Bestimmend für alle Maßnahmen des Projektes war der Anspruch, trotz aller technischer und bauaufsichtlicher Veränderungen, die Architektur Paul Baumgartens wieder herzustellen, die innere Atmosphäre, die vom Nutzer hoch geschätzt wird genauso wie die äußere Wahrnehmung im öffentlichen Raum und in den Medien. Soweit möglich wurden daher gestaltprägende Elemente wie Holzvertäfelungen, Holz-Glas-Konstruktionen, etc. zum Wiedereinbau eingelagert oder vor Ort eingehaust und später restauratorisch aufgearbeitet. Soweit neue bautechnische Erfordernisse in einzelnen Konstruktionen nicht integriert werden konnten, wurden diese durch gestalterisch nachgebildete Konstruktionen ersetzt. Vorrangig sind hier die Fassade und verglaste Brandschutzelemente im Innenbereich, aber auch die von einem charakteristischen Schlitzbild geprägte Decke zu nennen.

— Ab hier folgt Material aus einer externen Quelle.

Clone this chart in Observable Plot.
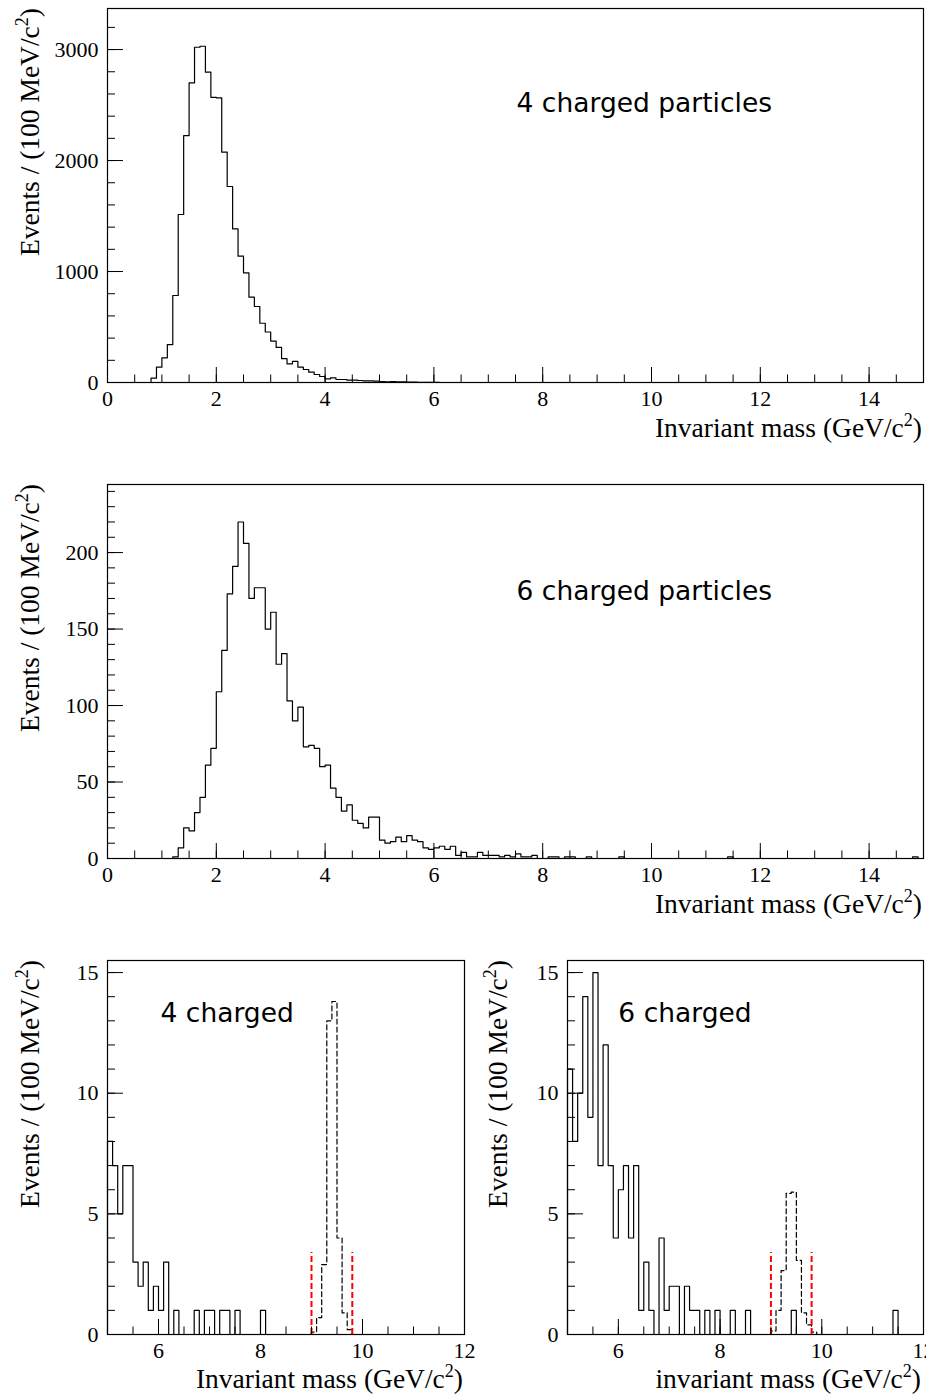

Intensiv diskutiert wurde immer wieder die Standortbestimmung im Spannungsfeld zwischen Plagiat und Rekonstruktion, Denkmalschutz und Kopie. Der Umgang mit Bausubstanz aus den späten 60-er Jahren (Fertigstellung 1968) hat bislang wenige Vorbilder. Auch die Denkmalpflege steht diesem neuen Betätigungsfeld noch sehr gespalten gegenüber. Bautechnisch und materialtechnisch ist das Gebäude auch heute noch nahezu identisch wieder herstellbar. Es ist im Gegensatz zu historischen Bauten nicht unersetzlich. Der Wert des Gebäudes liegt daher in seiner Symbolkraft als Sinnbild für das Bundesverfassungsgericht und in der Architektur Baumgartens. Eine Architektur, die geprägt ist, von einem hohen handwerklichen Können, einem modernen Begriff von Autorität und Transparenz des Staates und der subjektiven und mitunter unkonventionellen Ästhetik Baumgartens. Wieviel Detail erhalten bleiben muss, was verzichtbar ist und was nicht wurde in jedem Einzelfall bewertet und entschieden.
Nach 2 Jahren Planungsphase und 3 Jahren Bauausführung sind die Baumaßnahmen nunmehr abgeschlossen.